The electoral tsunami that wiped out Queensland Labor cannot be shrugged off by Julia Gillard as being exclusively based on state issues.
Publicly her backers argue the election was fought totally on state issues, but only a fool would ignore that two of the prime factors have strong federal resonance.
They are the cost of living and truth in politics - both of which Tony Abbott links to the carbon tax.
The result in Queensland has shaken the Prime Minister, now in South Korea. It's not so clear if she gets the message from the furious reaction of Queensland voters - they don't like being deceived.

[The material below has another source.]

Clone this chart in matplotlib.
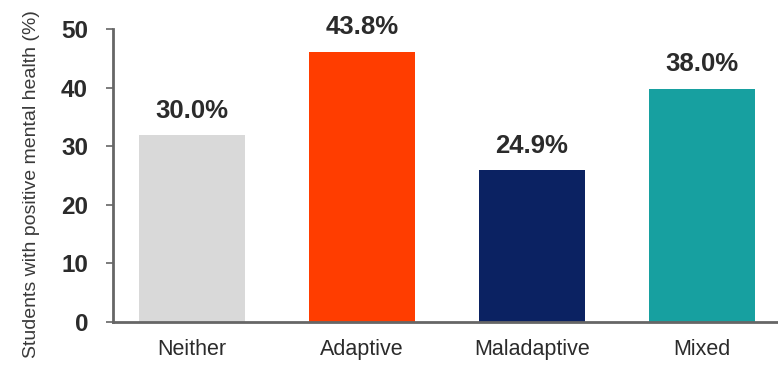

A major reason for Anna Bligh being re-elected at the previous election was the incompetence of the Opposition. She acknowledged her brush with political death at the time but, instead of learning, repaid voters with two harsh policy decisions, on privatisation and petrol.
The end of the almost sacred petrol subsidy for country areas hardened anti-Labor sentiment. But the plan to sell rail, road and port assets angered Labor's core supporters, in cities such as Ipswich and Rockhampton.
This betrayal is acknowledged by former Labor premier Peter Beattie as the key factor in Bligh's demise.
Labor's statewide vote collapsed and never regained ground, apart from a weak, temporary blip when Bligh took charge during the floods.
The broad result of Saturday's election was known well beforehand. That's why Tony Abbott jumped on the bandwagon with his disingenuous claim the election was a referendum on the carbon tax.
It was no such thing, but the clever campaigner knows all the rehashing of Bligh's mistake resonates with his campaign that Gillard has lied to the electorate over the carbon tax and is therefore unfit for high office.
He was unable to restrain his gleeful anticipation the smack down for Queensland Labor would be repeated in the federal election.
''Voters of Queensland have delivered a resounding verdict on governments that don't tell the truth and this [federal government] is a government which doesn't tell the truth,'' he said.
If the voters punished federal Labor MPs in Queensland in the same way, Abbott could win on that state's results alone. Polling released yesterday by Essential Media has the Coalition leading Labor 54-46 but the ALP has narrowed the gap.
The challenge for the Prime Minister is to explain her policies to voters in Queensland, and hope their mood has ameliorated enough to listen.
With the leadership challenge and Queensland election out of the way, she has no excuse if she cannot deliver her message. She must not make the same mistake as Bligh did, with personal attacks on her opponent, no matter what she thinks of his ideology.